In Washington, officials briefly assumed the operation had failed. Yet events in Tehran took an unexpected turn. On August 19, a pro-Shah demonstration erupted in the capital. What began as a small gathering rapidly expanded into a vast crowd. Wrestlers, weightlifters, and street performers marched through the bazaars, rallying supporters and denouncing Mossadegh.


As the crowds grew, key military units began to switch sides. Soldiers sent to disperse demonstrators instead joined them. Soon the momentum had shifted decisively. Mossadegh fled his residence, climbing over a garden wall as pro-Shah forces seized control of the capital.


In Rome, the Shah received the news in a hotel suite where he and his wife had been living in anxious exile. A wire news reporter rushed up with the headline announcing Mossadegh’s overthrow. The Shah reportedly turned pale before declaring, “I knew that they loved me.”


Within days he returned to Tehran in triumph. Mossadegh was arrested, and General Fazlollah Zahedi became the new prime minister.


The political drama had profound consequences for the global oil industry. Although the Shah had regained his throne, the old system dominated by the Anglo-Iranian Oil Company could not simply be restored as Iranian nationalism remained too powerful.


Instead, Western governments crafted a new arrangement. A consortium of international oil companies - American, British and European - would jointly operate Iran’s petroleum industry. Anglo-Iranian would remain involved but no longer dominate the enterprise. American companies, which had previously been excluded from Iranian oil, now gained a significant share.

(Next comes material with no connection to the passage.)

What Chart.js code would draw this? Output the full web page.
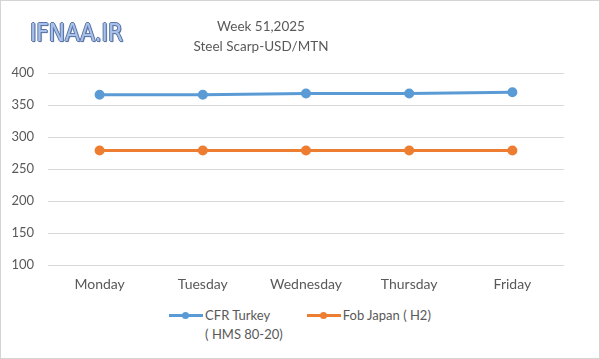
<!DOCTYPE html>
<html>
<head>
<meta charset="utf-8">
<script src="https://cdn.jsdelivr.net/npm/chart.js@4.4.1/dist/chart.umd.min.js"></script>
<style>
  html, body { margin: 0; padding: 0; background: #fff; }
  #wrap { position: relative; width: 598px; height: 357px; border: 1px solid #d4d4d4; overflow: hidden; font-family: Lato, "Open Sans", sans-serif; }
  #box { position: absolute; left: 0; top: 0; width: 598px; height: 295px; }
  #logo { position: absolute; left: 29px; top: 18px; font: 24px "Liberation Sans Narrow", "DejaVu Sans Condensed", sans-serif; color: #a9c1ea;
          text-shadow: 1px 0 0 #5c78a8, -1px 0 0 #5c78a8, 0 1px 0 #5c78a8, 0 -1px 0 #5c78a8, 1px 1px 1px #3e5683; }
  #title { position: absolute; left: 160px; width: 200px; top: 15px; text-align: center; font-size: 13.5px; line-height: 20px; color: #595959; }
  #legend { position: absolute; top: 306px; left: 0; width: 598px; display: flex; justify-content: center; gap: 24px; font-size: 13px; color: #595959; }
  .item { display: flex; align-items: flex-start; }
  .sw { position: relative; width: 34px; height: 16px; margin-right: 2px; }
  .sw i { position: absolute; left: 0; right: 0; top: 7px; height: 3px; }
  .sw b { position: absolute; left: 13px; top: 5px; width: 7px; height: 7px; border-radius: 50%; }
  .txt { line-height: 19px; margin-top: -1px; }
</style>
</head>
<body>
<div id="wrap">
  <div id="box"><canvas id="c"></canvas></div>
  <div id="logo">IFNAA.IR</div>
  <div id="title"></div>
  <div id="legend"></div>
</div>
<script>
// 데이터
const days = ['Monday', 'Tuesday', 'Wednesday', 'Thursday', 'Friday'];
const cfrTurkey = [366, 366, 368, 368, 370];
const fobJapan = [279, 279, 279, 279, 279];
const seriesNames = [['CFR Turkey', '( HMS 80-20)'], ['Fob Japan ( H2)']];
const seriesColors = ['#5b9bd5', '#ed7d31'];
const titleLines = ['Week 51,2025', 'Steel Scarp-USD/MTN'];

const textColor = '#595959';
const gridColor = '#d9d9d9';
const fontFamily = 'Lato, "Open Sans", sans-serif';

function makeSet(name, data, color) {
  return {
    label: name.join(' '),
    data: data,
    borderColor: color,
    backgroundColor: color,
    borderWidth: 3,
    pointRadius: 3.5,
    pointHoverRadius: 3.5,
    tension: 0
  };
}

new Chart(document.getElementById('c'), {
  type: 'line',
  data: {
    labels: days,
    datasets: [
      makeSet(seriesNames[0], cfrTurkey, seriesColors[0]),
      makeSet(seriesNames[1], fobJapan, seriesColors[1])
    ]
  },
  options: {
    responsive: true,
    maintainAspectRatio: false,
    animation: false,
    events: [],
    layout: { padding: { top: 72, right: 35, left: 0, bottom: 0 } },
    plugins: {
      legend: { display: false },
      tooltip: { enabled: false }
    },
    scales: {
      x: {
        offset: true,
        grid: { display: false },
        border: { display: false },
        ticks: { color: textColor, font: { size: 14, family: fontFamily }, padding: 3, maxRotation: 0 }
      },
      y: {
        min: 100,
        max: 400,
        afterFit: s => { s.width = 47; },
        grid: { color: gridColor, drawTicks: false, lineWidth: 1 },
        border: { display: false },
        ticks: { stepSize: 50, color: textColor, font: { size: 13, family: fontFamily }, padding: 14 }
      }
    }
  }
});

// 제목 (HTML)
document.getElementById('title').innerHTML = titleLines.join('<br>');

// 범례 (HTML)
const legend = document.getElementById('legend');
seriesNames.forEach((name, i) => {
  const item = document.createElement('div');
  item.className = 'item';
  item.innerHTML = '<div class="sw"><i style="background:' + seriesColors[i] + '"></i><b style="background:' + seriesColors[i] + '"></b></div>' +
    '<div class="txt">' + name.join('<br>') + '</div>';
  legend.appendChild(item);
});
</script>
</body>
</html>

The 1953 coup demonstrated how profoundly oil had become entangled with global power politics. For Iran, the consequences would reverberate for decades. Many Iranians came to view the overthrow of Mossadegh as shorthand for foreign interference in their country’s affairs. The resentment generated by the episode would simmer beneath the surface of Iranian politics for a generation, until it erupted again in the revolution of 1979.